Anlaşma, iki ülke yetkilileri arasında bir protokol niteliği taşıdığından meclis onayı gerektirmiyor. Türkiye hükümeti, belli ki kamuoyunu da bilgilendirmemeyi tercih etmiş ama İngiliz İçişleri basına açıklama yaptığında bu “gizli maddeler” kısmen görünür oldu. Tahminlere göre bu anlaşma, AB’yle devam eden geri iade anlaşmasının İngiltere’yle yapılan bir benzeri olabilir. Yani Türkiye’den yola çıktığı tespit edilen göçmenlerin Türkiye’ye iadesi hükmünü içermesi muhtemel. Öte yandan Türkiye, 2010’lu yıllardan itibaren dünyanın en çok göçmen barındıran ülkelerinden biri haline gelmiş bulunuyor.
Protokolün, İngiliz polis ve istihbarat personelinin Türkiye’de faaliyet göstermesini mümkün kılan tarafı, Arnavutluk’la İngiltere arasında geçtiğimiz yıl yapılan bir anlaşmayı akıllara getirdi. Bu anlaşma gereğince İngiliz sınır polisi ve gümrük görevlileri, Tiran Havaalanı’nda pasaport ve vize kontrolleri yapıyor. Mükemmeliyet Merkezi de şişme botların imalatını ve insan kaçakçılığını engelleme gibi faaliyetlerine ek olarak Türkiye’den çıkışlarda pasaport ve vize kontrolleri yaparsa şaşırmamak gerekiyor.

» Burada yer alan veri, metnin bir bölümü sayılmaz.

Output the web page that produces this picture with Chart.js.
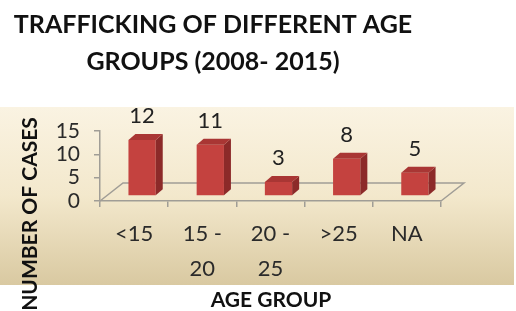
<!DOCTYPE html>
<html>
<head>
<meta charset="utf-8">
<script src="https://cdn.jsdelivr.net/npm/chart.js@4.4.0/dist/chart.umd.min.js"></script>
<style>
  html, body { margin: 0; padding: 0; background: #fff; }
  #wrap { width: 516px; height: 311px; }
</style>
</head>
<body>
<div id="wrap"><canvas id="chart" width="516" height="311"></canvas></div>
<script>
const AGE_GROUPS = [['<15'], ['15 -', '20'], ['20 -', '25'], ['>25'], ['NA']];
const CASES = [12, 11, 3, 8, 5];
const Y_MIN = 0, Y_MAX = 15, Y_STEP = 5;
const TITLE_LINES = ['TRAFFICKING OF DIFFERENT AGE', 'GROUPS (2008- 2015)'];
const Y_TITLE = 'NUMBER OF CASES';
const X_TITLE = 'AGE GROUP';

const FONT = 'Lato, "Open Sans", sans-serif';
const AXIS_GREY = '#a09d96';
// fake 3d offsets
const BAR_DX = 8, BAR_DY = -5;
const DEPTH_DX = 7, DEPTH_DY = -6;
const FLOOR_DX = 23, FLOOR_DY = -18;

const fake3d = {
    id: 'fake3d',
    beforeDraw(chart) {
        const ctx = chart.ctx;
        ctx.save();
        ctx.fillStyle = '#fff';
        ctx.fillRect(0, 0, chart.width, chart.height);
        const g = ctx.createLinearGradient(0, 107, 0, 285);
        g.addColorStop(0, '#faf3e2');
        g.addColorStop(0.5, '#f3e8cc');
        g.addColorStop(1, '#d9c9a1');
        ctx.fillStyle = g;
        ctx.fillRect(0, 107, 514, 178);

        ctx.fillStyle = '#111';
        ctx.font = 'bold 25px ' + FONT;
        ctx.textAlign = 'center';
        ctx.textBaseline = 'alphabetic';
        ctx.fillText(TITLE_LINES[0], 213, 33);
        ctx.fillText(TITLE_LINES[1], 213, 70);

        ctx.font = 'bold 21px ' + FONT;
        ctx.textBaseline = 'middle';
        ctx.fillText(X_TITLE, 271, 300);

        ctx.translate(30, 214);
        ctx.rotate(-Math.PI / 2);
        ctx.font = 'bold 21px ' + FONT;
        ctx.fillText(Y_TITLE, 0, 0);
        ctx.restore();
    },
    beforeDatasetsDraw(chart) {
        const { ctx, chartArea: a } = chart;
        ctx.save();
        ctx.strokeStyle = AXIS_GREY;
        ctx.lineWidth = 1.5;
        ctx.beginPath();
        ctx.moveTo(a.left, a.bottom);
        ctx.lineTo(a.left + FLOOR_DX, a.bottom + FLOOR_DY);
        ctx.lineTo(a.right + FLOOR_DX, a.bottom + FLOOR_DY);
        ctx.lineTo(a.right, a.bottom);
        ctx.stroke();
        ctx.translate(BAR_DX, BAR_DY);
    },
    afterDatasetsDraw(chart) {
        const ctx = chart.ctx;
        ctx.restore();
        ctx.save();
        const bars = chart.getDatasetMeta(0).data;
        bars.forEach((bar, i) => {
            const xl = bar.x - bar.width / 2 + BAR_DX;
            const xr = bar.x + bar.width / 2 + BAR_DX;
            const yt = bar.y + BAR_DY;
            const yb = bar.base + BAR_DY;
            // side
            ctx.fillStyle = '#8c2a29';
            ctx.beginPath();
            ctx.moveTo(xr, yt);
            ctx.lineTo(xr + DEPTH_DX, yt + DEPTH_DY);
            ctx.lineTo(xr + DEPTH_DX, yb + DEPTH_DY);
            ctx.lineTo(xr, yb);
            ctx.closePath();
            ctx.fill();
            // top
            ctx.fillStyle = '#a93634';
            ctx.beginPath();
            ctx.moveTo(xl, yt);
            ctx.lineTo(xl + DEPTH_DX, yt + DEPTH_DY);
            ctx.lineTo(xr + DEPTH_DX, yt + DEPTH_DY);
            ctx.lineTo(xr, yt);
            ctx.closePath();
            ctx.fill();
            // value label
            ctx.fillStyle = '#222';
            ctx.font = '22px ' + FONT;
            ctx.textAlign = 'center';
            ctx.textBaseline = 'middle';
            ctx.fillText(String(CASES[i]), bar.x + BAR_DX, yt - 24);
        });
        ctx.restore();
    }
};

const CHART = document.getElementById('chart');
const chart = new Chart(CHART, {
    type: 'bar',
    data: {
        labels: AGE_GROUPS,
        datasets: [
            {
                label: 'Cases',
                data: CASES,
                backgroundColor: '#c4423f',
                borderWidth: 0,
                categoryPercentage: 1,
                barPercentage: 0.4,
                clip: false
            }
        ]
    },
    options: {
        responsive: false,
        animation: false,
        devicePixelRatio: 1,
        layout: {
            padding: { left: 0, top: 131, right: 75, bottom: 0 }
        },
        plugins: {
            legend: { display: false },
            title: { display: false },
            tooltip: { enabled: false }
        },
        scales: {
            x: {
                offset: true,
                afterFit(s) { s.height = 110; },
                grid: {
                    offset: true,
                    drawOnChartArea: false,
                    tickLength: 6,
                    color: AXIS_GREY,
                    lineWidth: 1.5
                },
                border: { display: true, color: AXIS_GREY, width: 1.5 },
                ticks: {
                    font: { family: FONT, size: 22, lineHeight: 1.6 },
                    color: '#2a2a2a',
                    padding: 9,
                    maxRotation: 0,
                    autoSkip: false
                }
            },
            y: {
                min: Y_MIN,
                max: Y_MAX,
                afterFit(s) { s.width = 100; },
                grid: {
                    drawOnChartArea: false,
                    tickLength: 6,
                    color: AXIS_GREY,
                    lineWidth: 1.5
                },
                border: { display: true, color: AXIS_GREY, width: 1.5 },
                ticks: {
                    stepSize: Y_STEP,
                    autoSkip: false,
                    font: { family: FONT, size: 21, lineHeight: 1 },
                    color: '#2a2a2a',
                    padding: 14
                }
            }
        }
    },
    plugins: [fake3d]
});
</script>
</body>
</html>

Yüz yıl önce imzalanan Lozan Anlaşması, bir yanıyla İngiltere’nin müttefikleriyle birlikte Osmanlı topraklarını işgaline de son verme anlamına geliyordu. İngiliz donanması ve işgal güçleri Lozan’dan aylar sonra Ekim 1923’te İstanbul’dan ayrılmıştır. Öte yandan “gizli maddeler” iddiası da yıllarca ülke kamuoyunun zihnini meşgul etti. Tarihin cilvesi o ki İngiliz işgali ve gizli maddeler gibi olguların ve iddiaların kaynağı olan Lozan’ın yüzüncü yılında yine İngiliz devletiyle ve bu kez içerdiği maddelerin ne olduğu sahiden belirsiz ya da sahiden “gizli” bir anlaşmanın varlığından haberdar oluyoruz. Yüz sene daha konuşulacak bir mesele.